**TASK DESCRIPTION:** Below is some material; set it all down exactly, apart from the pictures.

**SUPPLIED DATA:**

⁂

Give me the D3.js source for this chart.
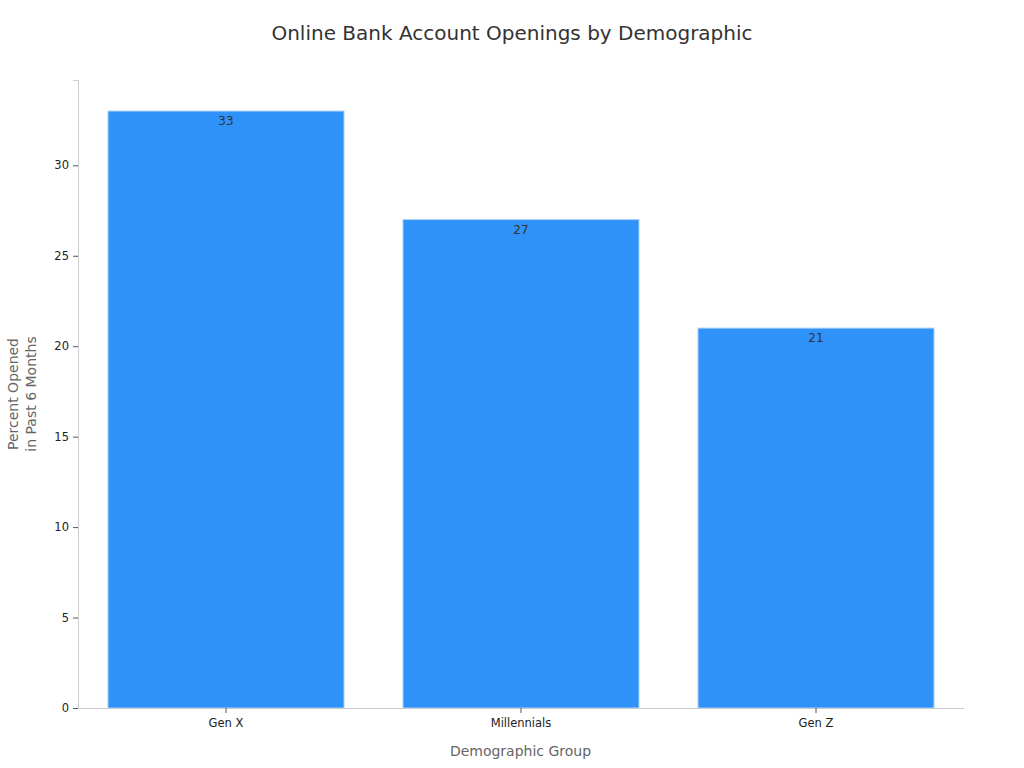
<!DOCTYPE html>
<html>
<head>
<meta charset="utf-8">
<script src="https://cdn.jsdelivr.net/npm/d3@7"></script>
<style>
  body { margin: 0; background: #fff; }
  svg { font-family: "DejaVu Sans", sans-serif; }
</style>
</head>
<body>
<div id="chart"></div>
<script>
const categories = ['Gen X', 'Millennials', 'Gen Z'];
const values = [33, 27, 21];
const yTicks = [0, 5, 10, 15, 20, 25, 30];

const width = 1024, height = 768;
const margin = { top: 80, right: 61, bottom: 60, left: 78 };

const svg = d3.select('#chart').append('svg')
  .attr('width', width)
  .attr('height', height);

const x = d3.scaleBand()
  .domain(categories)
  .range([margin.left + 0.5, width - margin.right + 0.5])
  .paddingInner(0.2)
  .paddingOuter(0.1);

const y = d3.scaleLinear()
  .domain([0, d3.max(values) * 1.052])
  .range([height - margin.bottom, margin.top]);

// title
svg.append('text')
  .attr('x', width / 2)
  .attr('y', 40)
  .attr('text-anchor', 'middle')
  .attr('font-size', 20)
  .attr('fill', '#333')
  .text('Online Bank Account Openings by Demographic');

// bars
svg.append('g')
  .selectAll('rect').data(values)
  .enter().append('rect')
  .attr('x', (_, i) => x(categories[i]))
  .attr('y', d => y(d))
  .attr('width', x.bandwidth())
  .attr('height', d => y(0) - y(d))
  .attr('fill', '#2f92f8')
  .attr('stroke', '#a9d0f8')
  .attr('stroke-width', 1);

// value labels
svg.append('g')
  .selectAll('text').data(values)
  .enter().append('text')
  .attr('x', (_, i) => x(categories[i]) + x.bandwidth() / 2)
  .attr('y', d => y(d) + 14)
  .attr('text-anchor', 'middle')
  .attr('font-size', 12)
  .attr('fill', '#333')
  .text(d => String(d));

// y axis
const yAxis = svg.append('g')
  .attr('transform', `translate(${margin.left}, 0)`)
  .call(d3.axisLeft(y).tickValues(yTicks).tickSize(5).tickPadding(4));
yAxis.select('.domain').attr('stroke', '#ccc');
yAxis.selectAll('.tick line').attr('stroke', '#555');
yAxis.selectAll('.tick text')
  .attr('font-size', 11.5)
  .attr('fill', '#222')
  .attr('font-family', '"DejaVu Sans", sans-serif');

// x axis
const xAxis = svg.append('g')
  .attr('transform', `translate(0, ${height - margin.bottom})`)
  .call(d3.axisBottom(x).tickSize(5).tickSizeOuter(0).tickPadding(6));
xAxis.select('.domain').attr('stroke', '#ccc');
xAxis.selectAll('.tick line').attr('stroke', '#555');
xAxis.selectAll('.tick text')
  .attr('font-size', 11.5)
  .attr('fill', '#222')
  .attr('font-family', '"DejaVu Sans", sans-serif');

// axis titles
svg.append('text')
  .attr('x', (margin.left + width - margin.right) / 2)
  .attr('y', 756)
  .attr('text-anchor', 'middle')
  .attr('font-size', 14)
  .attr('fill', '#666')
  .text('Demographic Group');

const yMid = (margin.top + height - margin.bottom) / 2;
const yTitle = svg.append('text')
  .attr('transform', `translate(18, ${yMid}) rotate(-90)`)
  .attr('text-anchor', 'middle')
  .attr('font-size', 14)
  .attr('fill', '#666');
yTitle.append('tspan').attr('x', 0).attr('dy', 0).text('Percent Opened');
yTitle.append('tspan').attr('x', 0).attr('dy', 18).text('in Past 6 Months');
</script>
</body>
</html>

⁂

**THE SOLUTION:**
Give me the D3.js source for this chart.
<!DOCTYPE html>
<html>
<head>
<meta charset="utf-8">
<script src="https://cdn.jsdelivr.net/npm/d3@7"></script>
<style>
  body { margin: 0; background: #fff; }
  svg { font-family: "DejaVu Sans", sans-serif; }
</style>
</head>
<body>
<div id="chart"></div>
<script>
const categories = ['Gen X', 'Millennials', 'Gen Z'];
const values = [33, 27, 21];
const yTicks = [0, 5, 10, 15, 20, 25, 30];

const width = 1024, height = 768;
const margin = { top: 80, right: 61, bottom: 60, left: 78 };

const svg = d3.select('#chart').append('svg')
  .attr('width', width)
  .attr('height', height);

const x = d3.scaleBand()
  .domain(categories)
  .range([margin.left + 0.5, width - margin.right + 0.5])
  .paddingInner(0.2)
  .paddingOuter(0.1);

const y = d3.scaleLinear()
  .domain([0, d3.max(values) * 1.052])
  .range([height - margin.bottom, margin.top]);

// title
svg.append('text')
  .attr('x', width / 2)
  .attr('y', 40)
  .attr('text-anchor', 'middle')
  .attr('font-size', 20)
  .attr('fill', '#333')
  .text('Online Bank Account Openings by Demographic');

// bars
svg.append('g')
  .selectAll('rect').data(values)
  .enter().append('rect')
  .attr('x', (_, i) => x(categories[i]))
  .attr('y', d => y(d))
  .attr('width', x.bandwidth())
  .attr('height', d => y(0) - y(d))
  .attr('fill', '#2f92f8')
  .attr('stroke', '#a9d0f8')
  .attr('stroke-width', 1);

// value labels
svg.append('g')
  .selectAll('text').data(values)
  .enter().append('text')
  .attr('x', (_, i) => x(categories[i]) + x.bandwidth() / 2)
  .attr('y', d => y(d) + 14)
  .attr('text-anchor', 'middle')
  .attr('font-size', 12)
  .attr('fill', '#333')
  .text(d => String(d));

// y axis
const yAxis = svg.append('g')
  .attr('transform', `translate(${margin.left}, 0)`)
  .call(d3.axisLeft(y).tickValues(yTicks).tickSize(5).tickPadding(4));
yAxis.select('.domain').attr('stroke', '#ccc');
yAxis.selectAll('.tick line').attr('stroke', '#555');
yAxis.selectAll('.tick text')
  .attr('font-size', 11.5)
  .attr('fill', '#222')
  .attr('font-family', '"DejaVu Sans", sans-serif');

// x axis
const xAxis = svg.append('g')
  .attr('transform', `translate(0, ${height - margin.bottom})`)
  .call(d3.axisBottom(x).tickSize(5).tickSizeOuter(0).tickPadding(6));
xAxis.select('.domain').attr('stroke', '#ccc');
xAxis.selectAll('.tick line').attr('stroke', '#555');
xAxis.selectAll('.tick text')
  .attr('font-size', 11.5)
  .attr('fill', '#222')
  .attr('font-family', '"DejaVu Sans", sans-serif');

// axis titles
svg.append('text')
  .attr('x', (margin.left + width - margin.right) / 2)
  .attr('y', 756)
  .attr('text-anchor', 'middle')
  .attr('font-size', 14)
  .attr('fill', '#666')
  .text('Demographic Group');

const yMid = (margin.top + height - margin.bottom) / 2;
const yTitle = svg.append('text')
  .attr('transform', `translate(18, ${yMid}) rotate(-90)`)
  .attr('text-anchor', 'middle')
  .attr('font-size', 14)
  .attr('fill', '#666');
yTitle.append('tspan').attr('x', 0).attr('dy', 0).text('Percent Opened');
yTitle.append('tspan').attr('x', 0).attr('dy', 18).text('in Past 6 Months');
</script>
</body>
</html>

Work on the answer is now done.